I’ve changed my mind, then. The best way forward for Alaska is one in which our governors and investors don't choose to rationally stretch Alaska's natural gas bounty over a century or more, but instead rapidly exploit it for short-term profit to be taken a self-selected few. The last thing we need to see is the careful and measured use of the gas presently "up there" on the slope. That will only make it possible for people like Miller and Parnell to do what they like to the rest of Alaska.

No, let the 54-inch pipe be built straight to the Canadian Tar Sands. Let the gas burn away in less than a generation. While the gas is flowin', interest in expanding into other resource extraction will be much reduced, and the ready availability and high heat of flying gas money will distract everyone, and will buy us time to let inevitable global contractions, crashes and chaos worldwide to unfold, at which time limited means everywhere will forestall the worst and the most damaging effects of the Miller-Parnell tunnel-vision idiocracy.
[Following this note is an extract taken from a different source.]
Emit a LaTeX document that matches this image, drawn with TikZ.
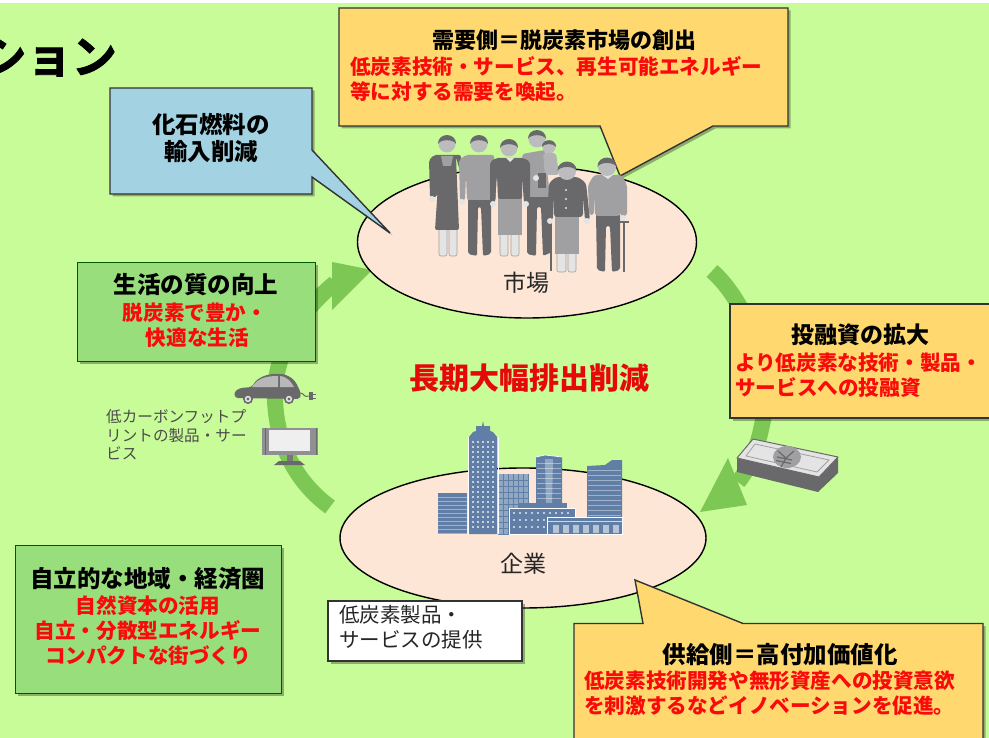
\documentclass[tikz,border=0pt]{standalone}
\usepackage{fontspec}
\setmainfont{Noto Sans CJK JP}
\newfontfamily\titlefont[FakeBold=2]{Noto Sans CJK JP Bold}
\usetikzlibrary{shapes.geometric,shadows}
\definecolor{bgG}{RGB}{200,252,152}
\definecolor{arcG}{RGB}{125,200,85}
\definecolor{boxG}{RGB}{152,222,124}
\definecolor{boxO}{RGB}{255,217,112}
\definecolor{boxB}{RGB}{163,211,227}
\definecolor{ell}{RGB}{253,230,214}
\definecolor{redT}{RGB}{250,10,10}
\definecolor{pD}{RGB}{105,105,108}
\definecolor{pM}{RGB}{160,160,162}
\definecolor{pL}{RGB}{228,228,228}
\definecolor{bld}{RGB}{97,127,166}
\definecolor{bldL}{RGB}{145,168,195}
\newcommand{\phead}[3]{%
  \fill[pM!70] (#1,#2) circle (#3);
  \fill[pD] (#1-#3-.6,#2) .. controls (#1-#3-.6,#2-1.4*#3) and (#1+#3+.6,#2-1.4*#3) .. (#1+#3+.6,#2) .. controls (#1+.75*#3,#2-.6*#3) and (#1-.75*#3,#2-.6*#3) .. cycle;
}
\tikzset{
  softshadow/.style={drop shadow={shadow xshift=2.5pt,shadow yshift=-2.5pt,opacity=.3,fill=black}},
  call/.style={draw=black!80,line width=1.4pt,line join=miter,softshadow},
  gbox/.style={rectangle,draw=green!35!black,line width=1pt,fill=boxG,softshadow,inner sep=0},
  place/.style={ellipse,draw=black,line width=1.4pt,fill=ell,inner sep=0},
  hd/.style={font=\fontsize{#1}{#1}\selectfont\bfseries,text=black,inner sep=0,align=center},
  hd/.default=23,
  rd/.style={font=\fontsize{20.6}{25}\selectfont\bfseries,text=redT,inner sep=0},
  plain/.style={font=\fontsize{#1}{#1}\selectfont,text=black!85,inner sep=0},
  arcline/.style={draw=arcG,line width=16pt,line cap=butt},
  leg/.style={fill=pL,draw=pM,line width=.6pt,rounded corners=2pt},
}
\begin{document}
\begin{tikzpicture}[x=1pt,y=-1pt]
\useasboundingbox (0,0) rectangle (989,738);
\clip (0,0) rectangle (989,738);
\fill[white] (0,0) rectangle (989,738);
\fill[bgG] (0,3) rectangle (989,738);

% title
\node[anchor=east,inner sep=0,font=\fontsize{45}{45}\selectfont\titlefont] (title) at (117,57) {ション};

% ---- cycle arcs
\coordinate (la0) at (330,507);
\coordinate (la1) at (275,400);
\coordinate (la2) at (335,283);
\draw[arcline] (la0) .. controls (300,485) and (277,450) .. (la1) .. controls (273,360) and (295,315) .. (la2);
\fill[arcG] (332,262) -- (332,310) -- (372,270) -- cycle;
\coordinate (ra0) at (712,271);
\coordinate (ra1) at (762,425);
\coordinate (ra2) at (738,482);
\draw[arcline] (ra0) .. controls (745,300) and (775,370) .. (ra1) .. controls (757,450) and (748,470) .. (ra2);
\fill[arcG] (728,458) -- (747,505) -- (700,512) -- cycle;

% ---- ellipses
\node[place,minimum width=339pt,minimum height=152pt] (market) at (527,242) {};
\node[place,minimum width=366pt,minimum height=140pt] (company) at (523,538) {};
\node[plain=23] (marketT) at (526,283) {市場};
\node[plain=23] (companyT) at (523,564) {企業};

% ---- callouts
\draw[call,fill=boxB] (110,88) -- (312,88) -- (312,150) -- (390,233) -- (312,177) -- (312,194) -- (110,194) -- cycle;
\node[hd=23.5] (fossil) at (211,138) {化石燃料の\\[4pt]輸入削減};

\draw[call,fill=boxO] (339,8) -- (788,8) -- (788,126) -- (713,126) -- (620,176) -- (600,126) -- (339,126) -- cycle;
\node[hd=22] (demandH) at (564,40) {需要側＝脱炭素市場の創出};
\node[rd,align=left,anchor=north west] (demandB) at (350,56.5) {低炭素技術・サービス、再生可能エネルギー\\等に対する需要を喚起。};

\node[gbox,minimum width=238pt,minimum height=99pt] (life) at (196,312.5) {};
\node[hd=23.5] (lifeH) at (196,285) {生活の質の向上};
\node[rd,align=center,anchor=north] (lifeB) at (195,302.5) {脱炭素で豊か・\\\ 快適な生活};

\draw[call,fill=boxO] (730,304) rectangle (995,418);
\node[hd=23] (invH) at (860,335) {投融資の拡大};
\node[rd,align=left,anchor=north west] (invB) at (735,352.5) {より低炭素な技術・製品・\\サービスへの投融資};

\node[gbox,minimum width=266pt,minimum height=148pt] (region) at (148,619) {};
\node[hd=23.5] (regionH) at (148,579) {自立的な地域・経済圏};
\node[rd,align=center,anchor=north] (regionB) at (148,595.5) {自然資本の活用\\自立・分散型エネルギー\\コンパクトな街づくり};

\draw[call,fill=white] (328,601) rectangle (522,661);
\node[plain=20.5,align=left,anchor=north west,font=\fontsize{20.5}{25}\selectfont] (prod) at (339,605) {低炭素製品・\\サービスの提供};

\draw[call,fill=boxO] (574,623.5) -- (643,623.5) -- (635,580) -- (743,623.5) -- (983,623.5) -- (983,745) -- (574,745) -- cycle;
\node[hd=23.5] (supplyH) at (780,655) {供給側＝高付加価値化};
\node[rd,align=left,anchor=north west] (supplyB) at (584,671) {低炭素技術開発や無形資産への投資意欲\\を刺激するなどイノベーションを促進。};

\node[inner sep=0,text=redT!92!black,font=\fontsize{30}{30}\selectfont\bfseries] (goal) at (529,378) {長期大幅排出削減};

\node[plain=15.6,align=left,anchor=north west,text=black!70,font=\fontsize{15.6}{18.6}\selectfont] (lcf) at (106,409.5) {低カーボンフットプ\\リントの製品・サー\\ビス};

% ---- people
% person 1
\draw[leg] (439,228) rectangle (447,256) (449,228) rectangle (457,256);
\fill[pD,rounded corners=2pt] (430,197) -- (429,160) -- (434,155) -- (461,155) -- (461,175) -- (456,157) -- (459,230) -- (435,230) -- (439,170) -- (437,197) -- cycle;
\fill[pM] (441,156) -- (453,156) -- (451,166) -- (443,166) -- cycle;
\fill[pL] (432,199) circle (3);
\phead{447}{144}{8.5}
% person 2
\fill[pD,rounded corners=2pt] (468,198) -- (491,198) -- (491,254) -- (483,256) -- (481,207) -- (478,207) -- (477,256) -- (468,254) -- cycle;
\fill[pM,rounded corners=2pt] (459,160) -- (466,155) -- (494,155) -- (496,200) -- (467,200) -- (466,175) -- (465,200) -- (460,200) -- cycle;
\fill[pL] (462,202) circle (3);
\phead{479}{144}{8.5}
% person 4 (behind)
\fill[pD,rounded corners=2pt] (527,197) -- (550,197) -- (552,252) -- (543,256) -- (541,207) -- (537,207) -- (536,256) -- (527,254) -- cycle;
\fill[pM,rounded corners=2pt] (522,154) -- (545,150) -- (550,197) -- (526,197) -- cycle;
\phead{537}{139}{8.5}
% child
\fill[pM!80,rounded corners=3pt] (543,153) -- (556,153) -- (559,175) -- (545,175) -- cycle;
\fill[pD] (538,173) rectangle (546,188);
\fill[pL] (536,178) circle (3);
\phead{549}{147}{6.5}
% person 3
\draw[leg] (500,233) rectangle (508,256) (511,233) rectangle (519,256);
\fill[pM] (498,198) rectangle (522,235);
\fill[pD,rounded corners=2pt] (490,203) -- (490,162) -- (496,158) -- (524,158) -- (530,162) -- (530,203) -- (524,203) -- (522,175) -- (522,199) -- (498,199) -- (497,175) -- (495,203) -- cycle;
\fill[pL] (506,158) -- (514,158) -- (510,162) -- cycle;
\fill[pL] (493,204) circle (3) (526,204) circle (3);
\phead{509}{148}{8.5}
% person 5 grandma
\draw[pD,line width=2pt] (551,222) -- (551,271);
\draw[leg] (557,250) rectangle (566,272) (568,250) rectangle (576,272);
\fill[pM] (555,215) rectangle (579,254);
\fill[pD,rounded corners=3pt] (547,220) -- (549,183) -- (556,177) -- (578,177) -- (586,183) -- (590,220) -- (585,220) -- (583,195) -- (583,217) -- (554,217) -- (554,195) -- (553,220) -- cycle;
\fill[pL] (550,221) circle (3) (587,221) circle (3);
\foreach \yy in {190,199,208}{\fill[pL] (566,\yy) circle (1.1);}
\phead{567}{171}{9}
% person 6 grandpa
\fill[pD,rounded corners=2pt] (596,214) -- (620,214) -- (620,270) -- (612,272) -- (610,226) -- (606,226) -- (605,272) -- (597,270) -- cycle;
\fill[pM,rounded corners=3pt] (588,185) -- (594,175) -- (622,175) -- (627,185) -- (627,216) -- (620,216) -- (620,195) -- (620,216) -- (595,216) -- (595,195) -- (594,215) -- (589,215) -- cycle;
\fill[pL] (601,174) -- (614,174) -- (608,179) -- cycle;
\fill[pL] (623,218) circle (3);
\draw[pD,line width=2pt] (624,221) -- (624,272) (620,222) -- (629,222);
\phead{607}{167}{9}

% ---- buildings
\fill[bld] (438,493) rectangle (467,534);
\foreach \yy in {497,501,...,533}{\draw[white,opacity=.4,line width=.7pt] (438,\yy) -- (467,\yy);}
\fill[bldL] (498,474) rectangle (528,534);
\foreach \xx in {503,508,...,528}{\draw[bld,line width=.6pt] (\xx,474) -- (\xx,534);}
\foreach \yy in {480,486,...,534}{\draw[bld,line width=.6pt] (498,\yy) -- (528,\yy);}
\fill[bld] (483,421) -- (484,426) -- (490,426) -- (490,431) -- (493,432) -- (497,437) -- (497,534) -- (469,534) -- (469,437) -- (473,432) -- (476,431) -- (476,426) -- (482,426) -- cycle;
\foreach \yy in {442,447,...,530}{\foreach \xx in {473,478,483,488,493}{\fill[white,opacity=.65] (\xx-1,\yy-1) rectangle (\xx+1,\yy+1);}}
\draw[white,line width=.8pt] (468,437) -- (468,534) (498,437) -- (498,534);
\fill[bld] (536,457) -- (545,455) -- (562,457) -- (562,505) -- (536,505) -- cycle;
\fill[bldL] (545,459) -- (553,459) -- (552,505) -- (546,505) -- cycle;
\draw[white,line width=.7pt] (536,457) -- (545,455) -- (562,457);
\foreach \yy in {463,468,...,503}{\draw[white,opacity=.4,line width=.7pt] (537,\yy) -- (561,\yy);}
\fill[bld] (587,466) -- (605,465) -- (612,460) -- (622,460) -- (622,520) -- (587,520) -- cycle;
\foreach \yy in {470,475,...,518}{\draw[white,opacity=.4,line width=.8pt] (588,\yy) -- (621,\yy);}
\fill[bld] (518,503) rectangle (567,508);
\fill[bld,draw=white,line width=.7pt] (509,508) rectangle (575,534);
\foreach \yy in {513,520,527}{\foreach \xx in {514,520,...,572}{\fill[white,opacity=.6] (\xx-1.2,\yy-1) rectangle (\xx+1.2,\yy+1);}}
\fill[bld,draw=white,line width=.7pt] (547,517) rectangle (622,534);
\foreach \xx in {553,563,...,615}{\fill[white,opacity=.55] (\xx,525) rectangle (\xx+6,533);}
\draw[white,opacity=.7,line width=.7pt] (548,521) -- (622,521);

% ---- car
\fill[pD,rounded corners=3pt] (235,398) -- (234,392) -- (240,388) -- (252,387) .. controls (258,376) and (270,374) .. (277,374) .. controls (288,374) and (295,380) .. (298,387) -- (301,393) -- (300,399) -- cycle;
\fill[pM!75] (252,387) .. controls (258,378) and (266,376) .. (278,376) -- (278,387) -- cycle;
\fill[pM!75] (280,376) .. controls (288,377) and (291,382) .. (294,387) -- (280,387) -- cycle;
\foreach \xx in {248,289}{\fill[pD] (\xx,399) circle (5); \fill[pL] (\xx,399) circle (3.2); \fill[pD] (\xx,399) circle (1.6);}
\draw[pD,line width=1pt] (300,393) .. controls (305,393) and (303,398) .. (309,396);
\fill[pD] (309,392) rectangle (313,400);
\draw[pD,line width=1pt] (312,394) -- (316,394) (312,398) -- (316,398);

% ---- TV
\fill[pM!90!black] (262,428) rectangle (318,455);
\draw[pD,line width=.6pt] (265,428) -- (265,455) (316,428) -- (316,455);
\fill[pL!60!white] (269,430) rectangle (310,451);
\fill[pD!90] (287,455) rectangle (293,462);
\fill[pD] (274,465) -- (279,461) -- (300,461) -- (305,465) -- cycle;

% ---- money
\fill[pD] (737,458) -- (819,477) -- (838,457) -- (838,473) -- (818,492) -- (737,472) -- cycle;
\draw[pD,line width=1pt,fill=pL,line join=round] (753,439) -- (838,457) -- (819,477) -- (737,458) -- cycle;
\draw[pM,line width=.8pt] (755,444) -- (829,460) -- (817,472) -- (746,456) -- cycle;
\fill[pM] (787,457) ellipse (14 and 11);
\draw[pD,line width=1.2pt] (778,451) -- (786,458) -- (794,451) (786,458) -- (781,467) (777,457) -- (792,460) (776,460.5) -- (791,463.5);
\end{tikzpicture}
\end{document}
After a generation, with the oil and the gas long gone, the newcomers will be forced to head back to where they came from, leaving a still mostly undamanged Alaska behind them—the Alaska we long for, those of us for whom this place is our home, come what may, and not simply one of the last opportunities for a good suburban, high-consumer lifestyle, with shopping in Anchorage for her, and lots of manly stories of a "huntin' and fishin’ with mah boat, mah fo'r-wheeler and mah rihg" for him.